Aim of the exercise
Copy exactly the lines from the start of the material through the line with "const essTicks = [0, 5, 10, 15];". Pictures stay out of the copy.

------------------------

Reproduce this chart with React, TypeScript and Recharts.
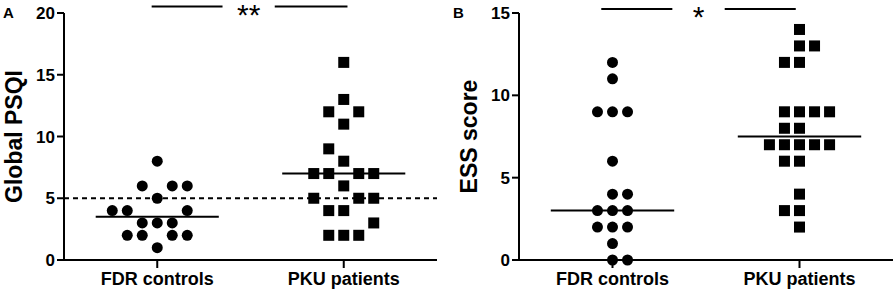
import React from "react";
import {
  ScatterChart,
  Scatter,
  XAxis,
  YAxis,
  ReferenceLine,
  ReferenceDot,
  Label,
} from "recharts";

const groups = ["FDR controls", "PKU patients"];

// panel A: global PSQI (value + column within the dot stack)
const fdrPsqi = [8, 6, 6, 6, 5, 4, 4, 4, 3, 3, 3, 2, 2, 2, 2, 1];
const fdrPsqiCol = [0, -1, 1, 2, 0, -3, -2, 2, -1, 0, 1, -2, -1, 1, 2, 0];
const pkuPsqi = [16, 13, 12, 12, 11, 9, 8, 7, 7, 7, 7, 6, 5, 5, 5, 4, 4, 3, 2, 2, 2];
const pkuPsqiCol = [0, 0, -1, 1, 0, -1, 0, -2, -1, 1, 2, 0, -2, 1, 2, -1, 0, 2, -1, 0, 1];
const psqiMedians = [3.5, 7];
const psqiCutoff = 5;
const psqiTicks = [0, 5, 10, 15, 20];

// panel B: ESS score
const fdrEss = [12, 11, 9, 9, 9, 6, 4, 4, 3, 3, 3, 2, 2, 2, 1, 0, 0];
const fdrEssCol = [0, 0, -1, 0, 1, 0, 0, 1, -1, 0, 1, -1, 0, 1, 0, 0, 1];
const pkuEss = [14, 13, 13, 12, 12, 9, 9, 9, 9, 8, 8, 7, 7, 7, 7, 7, 6, 6, 4, 3, 3, 2];
const pkuEssCol = [0, 0, 1, -1, 0, -1, 0, 1, 2, -1, 0, -2, -1, 0, 1, 2, -1, 0, 0, -1, 0, 0];
const essMedians = [3, 7.5];
const essTicks = [0, 5, 10, 15];

const FONT = "'Liberation Sans', Arial, sans-serif";
const STEP = 0.0804; // one dot column, in x units
const HALF = 0.33; // half width of the median bar

const toPoints = (vals: number[], cols: number[], g: number) =>
  vals.map((v, i) => ({ x: g + 0.5 + cols[i] * STEP, y: v }));

const Dot = (p: any) => <circle cx={p.cx} cy={p.cy} r={5.5} fill="#000" />;
const Sq = (p: any) => (
  <rect x={p.cx - 5.5} y={p.cy - 5.5} width={11} height={11} fill="#000" />
);

const YTitle = (props: any) => {
  const vb = props.viewBox || {};
  const x = vb.x + vb.width - 42;
  const cy = vb.y + vb.height / 2;
  return (
    <text
      x={x}
      y={cy}
      transform={`rotate(-90 ${x} ${cy})`}
      textAnchor="middle"
      fontFamily={FONT}
      fontWeight="bold"
      fontSize={23}
      fill="#000"
    >
      {props.text}
    </text>
  );
};

// asterisks sit just under the bracket line
const Stars = (props: any) => {
  const vb = props.viewBox || {};
  return (
    <text
      x={vb.x}
      y={vb.y + 18}
      textAnchor="middle"
      fontFamily={FONT}
      fontSize={30}
      fill="#000"
    >
      {props.text}
    </text>
  );
};

interface PanelProps {
  letter: string;
  yTitle: string;
  ticks: number[];
  ctrl: { x: number; y: number }[];
  pku: { x: number; y: number }[];
  medians: number[];
  cutoff?: number;
  sig: string;
  sigY: number;
  sigX: number[];
  yWidth: number;
  right: number;
  left: number;
}

const Panel: React.FC<PanelProps> = (p) => {
  const top = p.ticks[p.ticks.length - 1];
  const tickStyle = { fill: "#000", fontSize: 17, fontWeight: "bold", fontFamily: FONT };
  return (
    <div style={{ position: "absolute", left: p.left, top: 0, width: 448, height: 293 }}>
      <ScatterChart
        width={448}
        height={293}
        margin={{ top: 13, right: p.right, bottom: 0, left: 0 }}
      >
        <XAxis
          type="number"
          dataKey="x"
          domain={[0, 2]}
          ticks={[0.5, 1.5]}
          tickFormatter={(v: number) => groups[Math.floor(v)]}
          axisLine={{ stroke: "#000", strokeWidth: 2 }}
          tickLine={{ stroke: "#000", strokeWidth: 2 }}
          tickSize={8}
          tickMargin={4}
          height={33}
          tick={{ ...tickStyle, fontSize: 18 }}
          allowDataOverflow
        />
        <YAxis
          type="number"
          dataKey="y"
          domain={[0, top]}
          ticks={p.ticks}
          width={p.yWidth}
          axisLine={{ stroke: "#000", strokeWidth: 2 }}
          tickLine={{ stroke: "#000", strokeWidth: 2 }}
          tickSize={7}
          tickMargin={2}
          tick={tickStyle}
        >
          <Label content={(lp: any) => <YTitle {...lp} text={p.yTitle} />} />
        </YAxis>
        {p.cutoff !== undefined && (
          <ReferenceLine
            y={p.cutoff}
            stroke="#000"
            strokeWidth={2}
            strokeDasharray="5 4"
          />
        )}
        {p.medians.map((m, g) => (
          <ReferenceLine
            key={g}
            segment={[
              { x: g + 0.5 - HALF, y: m },
              { x: g + 0.5 + HALF, y: m },
            ]}
            stroke="#000"
            strokeWidth={2}
          />
        ))}
        <ReferenceLine
          segment={[
            { x: p.sigX[0], y: p.sigY },
            { x: p.sigX[1], y: p.sigY },
          ]}
          stroke="#000"
          strokeWidth={2}
          ifOverflow="visible"
        />
        <ReferenceLine
          segment={[
            { x: p.sigX[2], y: p.sigY },
            { x: p.sigX[3], y: p.sigY },
          ]}
          stroke="#000"
          strokeWidth={2}
          ifOverflow="visible"
        />
        <ReferenceDot
          x={(p.sigX[1] + p.sigX[2]) / 2}
          y={p.sigY}
          r={0}
          stroke="none"
          ifOverflow="visible"
        >
          <Label content={(lp: any) => <Stars {...lp} text={p.sig} />} />
        </ReferenceDot>
        <Scatter data={p.ctrl} shape={Dot} isAnimationActive={false} />
        <Scatter data={p.pku} shape={Sq} isAnimationActive={false} />
      </ScatterChart>
      <div
        style={{
          position: "absolute",
          left: p.left === 0 ? 3 : 5,
          top: 5,
          fontFamily: FONT,
          fontWeight: "bold",
          fontSize: 15,
          lineHeight: "15px",
        }}
      >
        {p.letter}
      </div>
    </div>
  );
};

export default function App() {
  return (
    <div
      style={{
        position: "absolute",
        left: 0,
        top: 0,
        width: 896,
        height: 293,
        background: "#fff",
      }}
    >
      <Panel
        letter="A"
        yTitle="Global PSQI"
        ticks={psqiTicks}
        ctrl={toPoints(fdrPsqi, fdrPsqiCol, 0)}
        pku={toPoints(pkuPsqi, pkuPsqiCol, 1)}
        medians={psqiMedians}
        cutoff={psqiCutoff}
        sig="**"
        sigY={20.52}
        sigX={[0.47, 0.85, 1.13, 1.52]}
        yWidth={64}
        right={11}
        left={0}
      />
      <Panel
        letter="B"
        yTitle="ESS score"
        ticks={essTicks}
        ctrl={toPoints(fdrEss, fdrEssCol, 0)}
        pku={toPoints(pkuEss, pkuEssCol, 1)}
        medians={essMedians}
        sig="*"
        sigY={15.24}
        sigX={[0.44, 0.82, 1.1, 1.48]}
        yWidth={71}
        right={3}
        left={448}
      />
    </div>
  );
}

------------------------

Solution for this task
Reproduce this chart with React, TypeScript and Recharts.
import React from "react";
import {
  ScatterChart,
  Scatter,
  XAxis,
  YAxis,
  ReferenceLine,
  ReferenceDot,
  Label,
} from "recharts";

const groups = ["FDR controls", "PKU patients"];

// panel A: global PSQI (value + column within the dot stack)
const fdrPsqi = [8, 6, 6, 6, 5, 4, 4, 4, 3, 3, 3, 2, 2, 2, 2, 1];
const fdrPsqiCol = [0, -1, 1, 2, 0, -3, -2, 2, -1, 0, 1, -2, -1, 1, 2, 0];
const pkuPsqi = [16, 13, 12, 12, 11, 9, 8, 7, 7, 7, 7, 6, 5, 5, 5, 4, 4, 3, 2, 2, 2];
const pkuPsqiCol = [0, 0, -1, 1, 0, -1, 0, -2, -1, 1, 2, 0, -2, 1, 2, -1, 0, 2, -1, 0, 1];
const psqiMedians = [3.5, 7];
const psqiCutoff = 5;
const psqiTicks = [0, 5, 10, 15, 20];

// panel B: ESS score
const fdrEss = [12, 11, 9, 9, 9, 6, 4, 4, 3, 3, 3, 2, 2, 2, 1, 0, 0];
const fdrEssCol = [0, 0, -1, 0, 1, 0, 0, 1, -1, 0, 1, -1, 0, 1, 0, 0, 1];
const pkuEss = [14, 13, 13, 12, 12, 9, 9, 9, 9, 8, 8, 7, 7, 7, 7, 7, 6, 6, 4, 3, 3, 2];
const pkuEssCol = [0, 0, 1, -1, 0, -1, 0, 1, 2, -1, 0, -2, -1, 0, 1, 2, -1, 0, 0, -1, 0, 0];
const essMedians = [3, 7.5];
const essTicks = [0, 5, 10, 15];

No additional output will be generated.